Ufa, já acabaste, Zacarias?

Sim, acabei e há aqui muito do que eu penso…

Zacarias este é o discurso populista e demagógico que o povo quer ouvir. E Marine Le Pen enuncia-o com entusiasmo e como se nele acreditasse. Tu ainda acreditas numa extrema-direita preocupada com os direitos sociais do povo, por exemplo? Este discurso é tão perniciosamente perigoso quanto fundado no inconsciente colectivo das massas. É dizer que “o milagre sou eu”. Porém, sejamos justos, nesse tão longo arrazoado há algumas verdades absolutas e por todos constatados. Porém, da sua enunciação à prática vai a travessia de um longo, árido e escaldante deserto, onde qualquer miragem de oásis é o paraíso. A Europa está num beco de difícil saída. A Europa está entre a vida e a morte. A Europa precisa de encontrar alternativas exequíveis para se salvar. Porém, os radicalismos nunca serão solução…
Ok, dizes tu. Também já sabia que falar contigo é falar “para o boneco”…

Não é falar “para o boneco”, Zacarias. É não ceder aos facilitismos da promessa, da segregação, da diferença, da exclusão…

Pois, pois… fica lá então com as tuas ideias obsoletas. Eu vou ler mais sobre o assunto. Encomendei a “Submissão”, do Houellebecq,  uma França dominada pelos árabes…

Lá estás com a incipiência da xenofobia. Lê Houellebecq que não te faz mal, mas tem presente: esse tipo é da extrema-direita e no livro encontrarás o discurso do ódio e da xenofobia… a mega hipérbole da degenerescência.

Já o leste?

Ainda não…

Então cala-te! E agora sim, vou tomar duas ginginhas que contigo não se aprende nada!
E lá desandou o Zacarias gingão, a falar sozinho, exaltada e mal-humorado. Mas, afinal, quantos Zacarias haverá por essa Europa fora dispostos a seguir a primeira bandeira acenada desta demagogia bem estudada, acutilante, centrada, com targets e modulações muito bem desenhadas?
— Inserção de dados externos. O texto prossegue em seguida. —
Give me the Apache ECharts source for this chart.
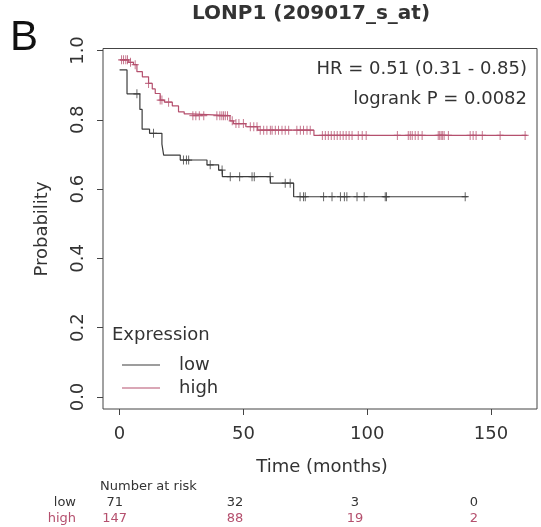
<!DOCTYPE html>
<html>
<head>
<meta charset="utf-8">
<script src="https://cdn.jsdelivr.net/npm/echarts@6/dist/echarts.min.js"></script>
<style>html,body{margin:0;padding:0;background:#fff;}#c{width:541px;height:527px;}</style>
</head>
<body>
<div id="c"></div>
<script>
// ---- data ----
var lowTime  = [0, 3.0, 8.2, 9.1, 12.1, 17.1, 17.8, 24.5, 35.3, 40.0, 41.5, 60.9, 70.3, 140.5];
var lowSurv  = [0.944, 0.875, 0.83, 0.773, 0.761, 0.73, 0.698, 0.684, 0.670, 0.655, 0.636, 0.617, 0.578, 0.578];
var highTime = [0, 3.7, 5.6, 7.0, 9.2, 11.7, 13.2, 14.4, 16.4, 18.1, 21.3, 23.8, 26.1, 28.6, 44.6, 46.0, 51.0, 55.8, 78.5, 164.5];
var highSurv = [0.973, 0.966, 0.959, 0.939, 0.924, 0.905, 0.889, 0.876, 0.857, 0.851, 0.840, 0.823, 0.817, 0.812, 0.797, 0.789, 0.780, 0.770, 0.755, 0.755];
var lowCensor = [7.0, 13.7, 25.8, 27.0, 27.9, 36.6, 41.4, 44.7, 48.5, 53.5, 54.4, 60.8, 66.9, 68.9, 72.9, 74.3, 75.0, 82.4, 85.8, 89.2, 90.8, 91.8, 95.9, 98.8, 107.3, 107.8, 139.6];
var highCensor = [0.8, 1.6, 2.5, 3.2, 4.4, 6.3, 11.7, 16.4, 17.1, 19.8, 29.6, 30.8, 32.2, 34.0, 39.3, 40.5, 41.3, 42.0, 42.7, 43.6, 45.5, 47.0, 48.2, 50.0, 52.8, 54.2, 55.5, 56.8, 58.2, 59.5, 60.9, 61.6, 62.9, 64.2, 65.6, 66.9, 68.3, 71.6, 73.0, 74.3, 75.7, 77.0, 81.9, 83.1, 84.3, 85.5, 86.7, 87.9, 89.1, 90.3, 91.5, 92.7, 93.9, 96.4, 98.0, 99.6, 112.2, 116.6, 117.4, 118.2, 119.4, 120.6, 122.2, 128.7, 129.3, 129.9, 130.5, 131.1, 132.8, 141.6, 142.8, 144.0, 146.5, 153.7, 163.8];
var xTicks = [0, 50, 100, 150];
var yTicks = [0, 0.2, 0.4, 0.6, 0.8, 1.0];
var groupNames = ['low', 'high'];
var lowRisk = [71, 32, 3, 0];
var highRisk = [147, 88, 19, 2];
var titleText = 'LONP1 (209017_s_at)';
var hrText = 'HR = 0.51 (0.31 - 0.85)';
var pText = 'logrank P = 0.0082';

// ---- styles ----
var LOWC = '#3c3c3c', HIGHC = '#b5506e', TXT = '#333333', AX = '#444444';
var FONT = 'DejaVu Sans';

function survAt(times, surv, t) {
  var v = surv[0];
  for (var i = 0; i < times.length; i++) { if (times[i] <= t) v = surv[i]; }
  return v;
}
function pairs(a, b) { return a.map(function (t, i) { return [t, b[i]]; }); }
function censorPts(c, times, surv) { return c.map(function (t) { return [t, survAt(times, surv, t)]; }); }

var plus = 'path://M5,0 L5,10 M0,5 L10,5';

var chart = echarts.init(document.getElementById('c'), null, {renderer: 'canvas'});

var riskX = [114.7, 235, 355, 474];
var graphics = [];
function txt(s, x, y, size, opts) {
  opts = opts || {};
  return {
    type: 'text', x: x, y: y, rotation: opts.rotation || 0, silent: true,
    style: {
      text: s, x: 0, y: 0, fill: opts.fill || TXT,
      font: (opts.weight || 'normal') + ' ' + size + 'px "' + (opts.family || FONT) + '"',
      align: opts.align || 'center', verticalAlign: opts.valign || 'middle'
    }
  };
}
graphics.push(txt(titleText, 311, 14, 20, {weight: 'bold'}));
graphics.push(txt('B', 10, 38, 42, {align: 'left', family: 'Liberation Sans', fill: '#111'}));
graphics.push(txt(hrText, 527, 69, 18, {align: 'right'}));
graphics.push(txt(pText, 527, 99, 18, {align: 'right'}));
graphics.push(txt('Probability', 42, 229, 18, {rotation: Math.PI / 2}));
graphics.push(txt('Time (months)', 322, 467, 18));
// legend
graphics.push(txt('Expression', 112, 335, 18, {align: 'left'}));
graphics.push({type: 'line', silent: true, shape: {x1: 122, y1: 365, x2: 160, y2: 365}, style: {stroke: LOWC, lineWidth: 1.2}});
graphics.push({type: 'line', silent: true, shape: {x1: 122, y1: 388, x2: 160, y2: 388}, style: {stroke: HIGHC, lineWidth: 1.2}});
graphics.push(txt(groupNames[0], 179, 365, 18, {align: 'left'}));
graphics.push(txt(groupNames[1], 179, 388, 18, {align: 'left'}));
// number at risk
graphics.push(txt('Number at risk', 100, 487, 13, {align: 'left'}));
graphics.push(txt(groupNames[0], 76, 503, 13, {align: 'right'}));
graphics.push(txt(groupNames[1], 76, 519, 13, {align: 'right', fill: HIGHC}));
for (var i = 0; i < riskX.length; i++) {
  graphics.push(txt(String(lowRisk[i]), riskX[i], 503, 13));
  graphics.push(txt(String(highRisk[i]), riskX[i], 519, 13, {fill: HIGHC}));
}

var option = {
  animation: false,
  backgroundColor: '#ffffff',
  grid: {left: 103, right: 4, top: 48.5, bottom: 118, show: true, borderColor: AX, borderWidth: 1, backgroundColor: 'transparent'},
  xAxis: {
    type: 'value', min: -6.7, max: 168.6,
    axisLine: {show: false, onZero: false}, splitLine: {show: false},
    axisTick: {show: true, customValues: xTicks, length: 6, inside: false, lineStyle: {color: AX}},
    axisLabel: {customValues: xTicks, fontSize: 18, fontFamily: FONT, color: TXT, margin: 16}
  },
  yAxis: {
    type: 'value', min: -0.0346, max: 1.0058,
    axisLine: {show: false, onZero: false}, splitLine: {show: false},
    axisTick: {show: true, customValues: yTicks, length: 6, inside: false, lineStyle: {color: AX}},
    axisLabel: {customValues: yTicks, fontSize: 18, fontFamily: FONT, color: TXT, margin: 16, rotate: 90,
      formatter: function (v) { return v.toFixed(1); }}
  },
  series: [
    {type: 'line', step: 'end', data: pairs(lowTime, lowSurv), symbol: 'none', lineStyle: {color: LOWC, width: 1.2}, z: 3},
    {type: 'line', step: 'end', data: pairs(highTime, highSurv), symbol: 'none', lineStyle: {color: HIGHC, width: 1.2}, z: 3},
    {type: 'scatter', data: censorPts(lowCensor, lowTime, lowSurv), symbol: plus, symbolSize: [7, 9],
      itemStyle: {color: 'none', borderColor: LOWC, borderWidth: 1.1}, z: 4},
    {type: 'scatter', data: censorPts(highCensor, highTime, highSurv), symbol: plus, symbolSize: [7, 9],
      itemStyle: {color: 'none', borderColor: HIGHC, borderWidth: 1.1}, z: 4}
  ],
  graphic: graphics
};
chart.setOption(option);
</script>
</body>
</html>
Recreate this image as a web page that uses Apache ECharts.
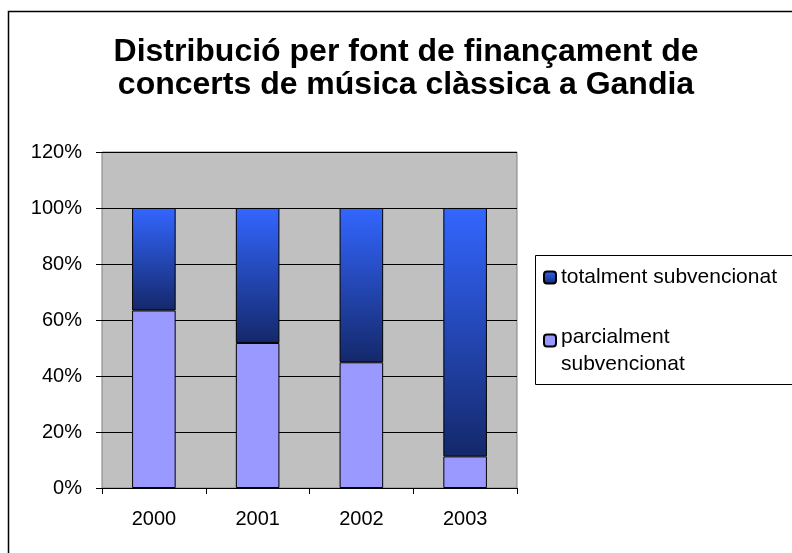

Mais, uma verdade aceitável deste longo discurso pode dissimular dez verdades inconfessáveis e temíveis de uma praxis política em vigor no tempo de De Gaule, ou seja, de há mais de meio século.

Se o que temos não serve e está podre e desfasado das reais exigências de uma Europa mais política e menos economicista, não é a mofenta e perigosa dialéctica de Marine que trará a salvação. Ela é sim, perigosa pela inércia, alheamento, comodismo conformista e abstenção das maiorias.